• **WHAT IS ASKED**
Skip the pictures and extract all of the lines exactly as written.

·····

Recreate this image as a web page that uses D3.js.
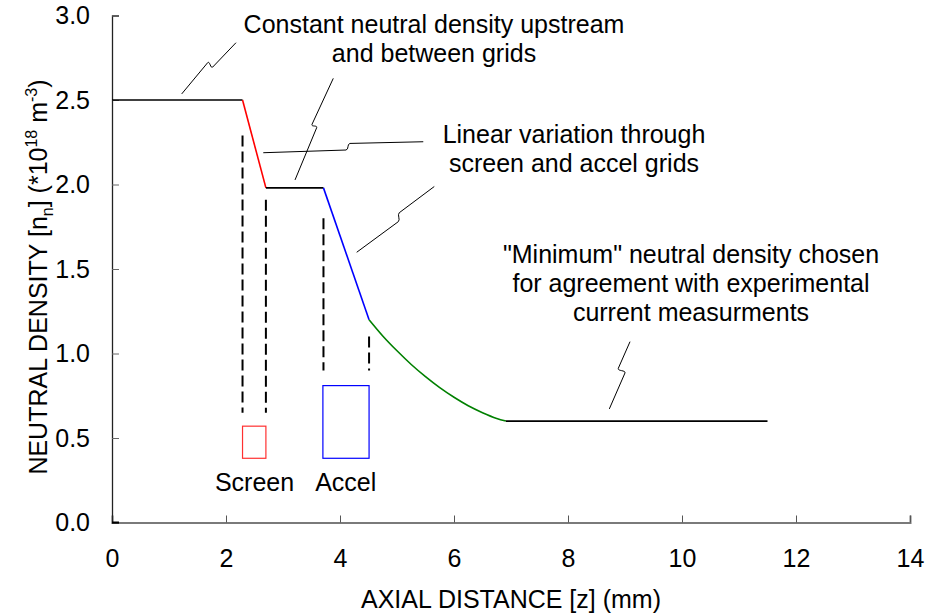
<!DOCTYPE html>
<html>
<head>
<meta charset="utf-8">
<title>Neutral density</title>
<script src="https://cdn.jsdelivr.net/npm/d3@7"></script>
<style>
body { margin: 0; background: #fff; }
svg { font-family: "Liberation Sans", Arial, sans-serif; }
.tick text { font-size: 25px; fill: #000; }
.note { font-size: 25px; fill: #000; text-anchor: middle; }
</style>
</head>
<body>
<script>
// density profile pieces, z in mm, n in 1e18 m^-3
var upstreamZ = [0, 2.29], upstreamN = [2.5, 2.5];
var screenZ = [2.29, 2.70], screenN = [2.5, 1.98];
var gapZ = [2.70, 3.71], gapN = [1.98, 1.98];
var accelZ = [3.71, 4.51], accelN = [1.98, 1.20];
var decayZ = [4.51, 4.75, 5.0, 5.25, 5.5, 5.75, 6.0, 6.25, 6.5, 6.75, 6.91];
var decayN = [1.200, 1.104, 1.016, 0.935, 0.863, 0.798, 0.741, 0.691, 0.650, 0.616, 0.600];
var downstreamZ = [6.91, 11.5], downstreamN = [0.60, 0.60];

// grid boxes [z0, z1, n0, n1]
var screenBox = [2.29, 2.70, 0.38, 0.57];
var accelBox = [3.70, 4.51, 0.38, 0.81];

// dashed guides [z, nTop, nBottom]
var guideZ = [2.29, 2.70, 3.71, 4.51];
var guideTop = [2.29, 1.91, 1.80, 1.10];
var guideBottom = [0.65, 0.65, 0.90, 0.90];

var xTicks = [0, 2, 4, 6, 8, 10, 12, 14];
var yTicks = [0, 0.5, 1.0, 1.5, 2.0, 2.5, 3.0];

// leader lines: start, end of first leg, start of second leg, end
var leaders = [
  [[1.223, 2.536], [1.679, 2.721], [1.767, 2.695], [2.175, 2.839]],
  [[3.211, 2.027], [3.591, 2.336], [3.509, 2.356], [3.882, 2.628]],
  [[2.654, 2.188], [4.105, 2.204], [4.175, 2.243], [5.461, 2.253]],
  [[4.293, 1.599], [5.023, 1.780], [5.040, 1.833], [5.654, 1.988]],
  [[8.725, 0.672], [9.000, 0.885], [8.882, 0.912], [9.088, 1.070]]
];

var w = 928, h = 616;
var margin = {top: 15.5, right: 18, bottom: 93.5, left: 112};

var svg = d3.select("body").append("svg")
  .attr("width", w)
  .attr("height", h);

var x = d3.scaleLinear().domain([0, 14]).range([margin.left, w - margin.right]);
var y = d3.scaleLinear().domain([0, 3]).range([h - margin.bottom, margin.top]);

// axes
var xAxis = svg.append("g")
  .attr("transform", "translate(0," + y(0) + ")")
  .call(d3.axisBottom(x).tickValues(xTicks).tickSize(-7).tickPadding(19).tickFormat(d3.format("d")));
xAxis.select(".domain").attr("stroke", "#7a7a7a").attr("stroke-width", 2);
xAxis.selectAll(".tick line").attr("stroke", "#555");
xAxis.selectAll(".tick text").attr("dy", "1.0em");

var yAxis = svg.append("g")
  .attr("transform", "translate(" + x(0) + ",0)")
  .call(d3.axisLeft(y).tickValues(yTicks).tickSize(-7).tickPadding(22).tickFormat(d3.format(".1f")));
yAxis.select(".domain").attr("stroke", "#222").attr("stroke-width", 1.3);
yAxis.selectAll(".tick line").attr("stroke", "#666");

svg.append("line")
  .attr("x1", x(0)).attr("x2", x(0) + 7)
  .attr("y1", y(0)).attr("y2", y(0))
  .attr("stroke", "#000").attr("stroke-width", 2);

// axis titles
svg.append("text")
  .attr("x", (x(0) + x(14)) / 2)
  .attr("y", 608)
  .attr("text-anchor", "middle")
  .style("font-size", "25px")
  .text("AXIAL DISTANCE [z] (mm)");

var yt = svg.append("text")
  .attr("transform", "translate(47,277) rotate(-90)")
  .attr("text-anchor", "middle")
  .style("font-size", "25px");
yt.append("tspan").text("NEUTRAL DENSITY [n");
yt.append("tspan").attr("dy", 6).style("font-size", "16px").text("n");
yt.append("tspan").attr("dy", -6).text("] (*10");
yt.append("tspan").attr("dy", -10).style("font-size", "16px").text("18");
yt.append("tspan").attr("dy", 10).text(" m");
yt.append("tspan").attr("dy", -10).style("font-size", "16px").text("-3");
yt.append("tspan").attr("dy", 10).text(")");

// density profile
var line = d3.line()
  .x(function(d){ return x(d[0]); })
  .y(function(d){ return y(d[1]); })
  .curve(d3.curveMonotoneX);
var pieces = [
  [upstreamZ, upstreamN, "#000"],
  [screenZ, screenN, "#ff0000"],
  [gapZ, gapN, "#000"],
  [accelZ, accelN, "#0000ff"],
  [decayZ, decayN, "#008000"],
  [downstreamZ, downstreamN, "#000"]
];
svg.append("g").selectAll("path")
  .data(pieces)
  .enter()
  .append("path")
  .attr("d", function(p){ return line(d3.zip(p[0], p[1])); })
  .attr("fill", "none")
  .attr("stroke", function(p){ return p[2]; })
  .attr("stroke-width", 1.6);

// dashed guides
svg.append("g").selectAll("line")
  .data(guideZ)
  .enter()
  .append("line")
  .attr("x1", function(d){ return x(d); })
  .attr("x2", function(d){ return x(d); })
  .attr("y1", function(d, i){ return y(guideTop[i]); })
  .attr("y2", function(d, i){ return y(guideBottom[i]); })
  .attr("stroke", "#000")
  .attr("stroke-width", 2)
  .attr("stroke-dasharray", "11,5");

// grid boxes
[[screenBox, "#ff3030"], [accelBox, "#0000ff"]].forEach(function(b){
  var r = b[0];
  svg.append("rect")
    .attr("x", x(r[0]))
    .attr("y", y(r[3]))
    .attr("width", x(r[1]) - x(r[0]))
    .attr("height", y(r[2]) - y(r[3]))
    .attr("fill", "none")
    .attr("stroke", b[1])
    .attr("stroke-width", 1.2);
});

svg.append("text").attr("class", "note").attr("x", x(2.50)).attr("y", 491).text("Screen");
svg.append("text").attr("class", "note").attr("x", x(4.10)).attr("y", 491).text("Accel");

// leader lines with a small break jog
function leaderPath(pts){
  var p = pts.map(function(d){ return [x(d[0]), y(d[1])]; });
  var dx = p[3][0] - p[0][0], dy = p[3][1] - p[0][1];
  var len = Math.sqrt(dx * dx + dy * dy);
  var ux = dx / len * 3, uy = dy / len * 3;
  var path = d3.path();
  path.moveTo(p[0][0], p[0][1]);
  path.lineTo(p[1][0], p[1][1]);
  path.bezierCurveTo(p[1][0] + ux, p[1][1] + uy, p[2][0] - ux, p[2][1] - uy, p[2][0], p[2][1]);
  path.lineTo(p[3][0], p[3][1]);
  return path.toString();
}
svg.append("g").selectAll("path")
  .data(leaders)
  .enter()
  .append("path")
  .attr("d", leaderPath)
  .attr("fill", "none")
  .attr("stroke", "#000")
  .attr("stroke-width", 1);

// notes
function note(lines, cx, y0, step){
  var t = svg.append("text").attr("class", "note");
  lines.forEach(function(s, i){
    t.append("tspan").attr("x", cx).attr("y", y0 + i * step).text(s);
  });
}
note(["Constant neutral density upstream", "and between grids"], 434, 33, 29);
note(["Linear variation through", "screen and accel grids"], 574, 143, 29);
note(["\"Minimum\" neutral density chosen", "for agreement with experimental", "current measurments"], 691, 263, 29);
</script>
</body>
</html>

·····

• **RESULT FOR THIS EXERCISE**
Recreate this image as a web page that uses D3.js.
<!DOCTYPE html>
<html>
<head>
<meta charset="utf-8">
<title>Neutral density</title>
<script src="https://cdn.jsdelivr.net/npm/d3@7"></script>
<style>
body { margin: 0; background: #fff; }
svg { font-family: "Liberation Sans", Arial, sans-serif; }
.tick text { font-size: 25px; fill: #000; }
.note { font-size: 25px; fill: #000; text-anchor: middle; }
</style>
</head>
<body>
<script>
// density profile pieces, z in mm, n in 1e18 m^-3
var upstreamZ = [0, 2.29], upstreamN = [2.5, 2.5];
var screenZ = [2.29, 2.70], screenN = [2.5, 1.98];
var gapZ = [2.70, 3.71], gapN = [1.98, 1.98];
var accelZ = [3.71, 4.51], accelN = [1.98, 1.20];
var decayZ = [4.51, 4.75, 5.0, 5.25, 5.5, 5.75, 6.0, 6.25, 6.5, 6.75, 6.91];
var decayN = [1.200, 1.104, 1.016, 0.935, 0.863, 0.798, 0.741, 0.691, 0.650, 0.616, 0.600];
var downstreamZ = [6.91, 11.5], downstreamN = [0.60, 0.60];

// grid boxes [z0, z1, n0, n1]
var screenBox = [2.29, 2.70, 0.38, 0.57];
var accelBox = [3.70, 4.51, 0.38, 0.81];

// dashed guides [z, nTop, nBottom]
var guideZ = [2.29, 2.70, 3.71, 4.51];
var guideTop = [2.29, 1.91, 1.80, 1.10];
var guideBottom = [0.65, 0.65, 0.90, 0.90];

var xTicks = [0, 2, 4, 6, 8, 10, 12, 14];
var yTicks = [0, 0.5, 1.0, 1.5, 2.0, 2.5, 3.0];

// leader lines: start, end of first leg, start of second leg, end
var leaders = [
  [[1.223, 2.536], [1.679, 2.721], [1.767, 2.695], [2.175, 2.839]],
  [[3.211, 2.027], [3.591, 2.336], [3.509, 2.356], [3.882, 2.628]],
  [[2.654, 2.188], [4.105, 2.204], [4.175, 2.243], [5.461, 2.253]],
  [[4.293, 1.599], [5.023, 1.780], [5.040, 1.833], [5.654, 1.988]],
  [[8.725, 0.672], [9.000, 0.885], [8.882, 0.912], [9.088, 1.070]]
];

var w = 928, h = 616;
var margin = {top: 15.5, right: 18, bottom: 93.5, left: 112};

var svg = d3.select("body").append("svg")
  .attr("width", w)
  .attr("height", h);

var x = d3.scaleLinear().domain([0, 14]).range([margin.left, w - margin.right]);
var y = d3.scaleLinear().domain([0, 3]).range([h - margin.bottom, margin.top]);

// axes
var xAxis = svg.append("g")
  .attr("transform", "translate(0," + y(0) + ")")
  .call(d3.axisBottom(x).tickValues(xTicks).tickSize(-7).tickPadding(19).tickFormat(d3.format("d")));
xAxis.select(".domain").attr("stroke", "#7a7a7a").attr("stroke-width", 2);
xAxis.selectAll(".tick line").attr("stroke", "#555");
xAxis.selectAll(".tick text").attr("dy", "1.0em");

var yAxis = svg.append("g")
  .attr("transform", "translate(" + x(0) + ",0)")
  .call(d3.axisLeft(y).tickValues(yTicks).tickSize(-7).tickPadding(22).tickFormat(d3.format(".1f")));
yAxis.select(".domain").attr("stroke", "#222").attr("stroke-width", 1.3);
yAxis.selectAll(".tick line").attr("stroke", "#666");

svg.append("line")
  .attr("x1", x(0)).attr("x2", x(0) + 7)
  .attr("y1", y(0)).attr("y2", y(0))
  .attr("stroke", "#000").attr("stroke-width", 2);

// axis titles
svg.append("text")
  .attr("x", (x(0) + x(14)) / 2)
  .attr("y", 608)
  .attr("text-anchor", "middle")
  .style("font-size", "25px")
  .text("AXIAL DISTANCE [z] (mm)");

var yt = svg.append("text")
  .attr("transform", "translate(47,277) rotate(-90)")
  .attr("text-anchor", "middle")
  .style("font-size", "25px");
yt.append("tspan").text("NEUTRAL DENSITY [n");
yt.append("tspan").attr("dy", 6).style("font-size", "16px").text("n");
yt.append("tspan").attr("dy", -6).text("] (*10");
yt.append("tspan").attr("dy", -10).style("font-size", "16px").text("18");
yt.append("tspan").attr("dy", 10).text(" m");
yt.append("tspan").attr("dy", -10).style("font-size", "16px").text("-3");
yt.append("tspan").attr("dy", 10).text(")");

// density profile
var line = d3.line()
  .x(function(d){ return x(d[0]); })
  .y(function(d){ return y(d[1]); })
  .curve(d3.curveMonotoneX);
var pieces = [
  [upstreamZ, upstreamN, "#000"],
  [screenZ, screenN, "#ff0000"],
  [gapZ, gapN, "#000"],
  [accelZ, accelN, "#0000ff"],
  [decayZ, decayN, "#008000"],
  [downstreamZ, downstreamN, "#000"]
];
svg.append("g").selectAll("path")
  .data(pieces)
  .enter()
  .append("path")
  .attr("d", function(p){ return line(d3.zip(p[0], p[1])); })
  .attr("fill", "none")
  .attr("stroke", function(p){ return p[2]; })
  .attr("stroke-width", 1.6);

// dashed guides
svg.append("g").selectAll("line")
  .data(guideZ)
  .enter()
  .append("line")
  .attr("x1", function(d){ return x(d); })
  .attr("x2", function(d){ return x(d); })
  .attr("y1", function(d, i){ return y(guideTop[i]); })
  .attr("y2", function(d, i){ return y(guideBottom[i]); })
  .attr("stroke", "#000")
  .attr("stroke-width", 2)
  .attr("stroke-dasharray", "11,5");

// grid boxes
[[screenBox, "#ff3030"], [accelBox, "#0000ff"]].forEach(function(b){
  var r = b[0];
  svg.append("rect")
    .attr("x", x(r[0]))
    .attr("y", y(r[3]))
    .attr("width", x(r[1]) - x(r[0]))
    .attr("height", y(r[2]) - y(r[3]))
    .attr("fill", "none")
    .attr("stroke", b[1])
    .attr("stroke-width", 1.2);
});

svg.append("text").attr("class", "note").attr("x", x(2.50)).attr("y", 491).text("Screen");
svg.append("text").attr("class", "note").attr("x", x(4.10)).attr("y", 491).text("Accel");

// leader lines with a small break jog
function leaderPath(pts){
  var p = pts.map(function(d){ return [x(d[0]), y(d[1])]; });
  var dx = p[3][0] - p[0][0], dy = p[3][1] - p[0][1];
  var len = Math.sqrt(dx * dx + dy * dy);
  var ux = dx / len * 3, uy = dy / len * 3;
  var path = d3.path();
  path.moveTo(p[0][0], p[0][1]);
  path.lineTo(p[1][0], p[1][1]);
  path.bezierCurveTo(p[1][0] + ux, p[1][1] + uy, p[2][0] - ux, p[2][1] - uy, p[2][0], p[2][1]);
  path.lineTo(p[3][0], p[3][1]);
  return path.toString();
}
svg.append("g").selectAll("path")
  .data(leaders)
  .enter()
  .append("path")
  .attr("d", leaderPath)
  .attr("fill", "none")
  .attr("stroke", "#000")
  .attr("stroke-width", 1);

// notes
function note(lines, cx, y0, step){
  var t = svg.append("text").attr("class", "note");
  lines.forEach(function(s, i){
    t.append("tspan").attr("x", cx).attr("y", y0 + i * step).text(s);
  });
}
note(["Constant neutral density upstream", "and between grids"], 434, 33, 29);
note(["Linear variation through", "screen and accel grids"], 574, 143, 29);
note(["\"Minimum\" neutral density chosen", "for agreement with experimental", "current measurments"], 691, 263, 29);
</script>
</body>
</html>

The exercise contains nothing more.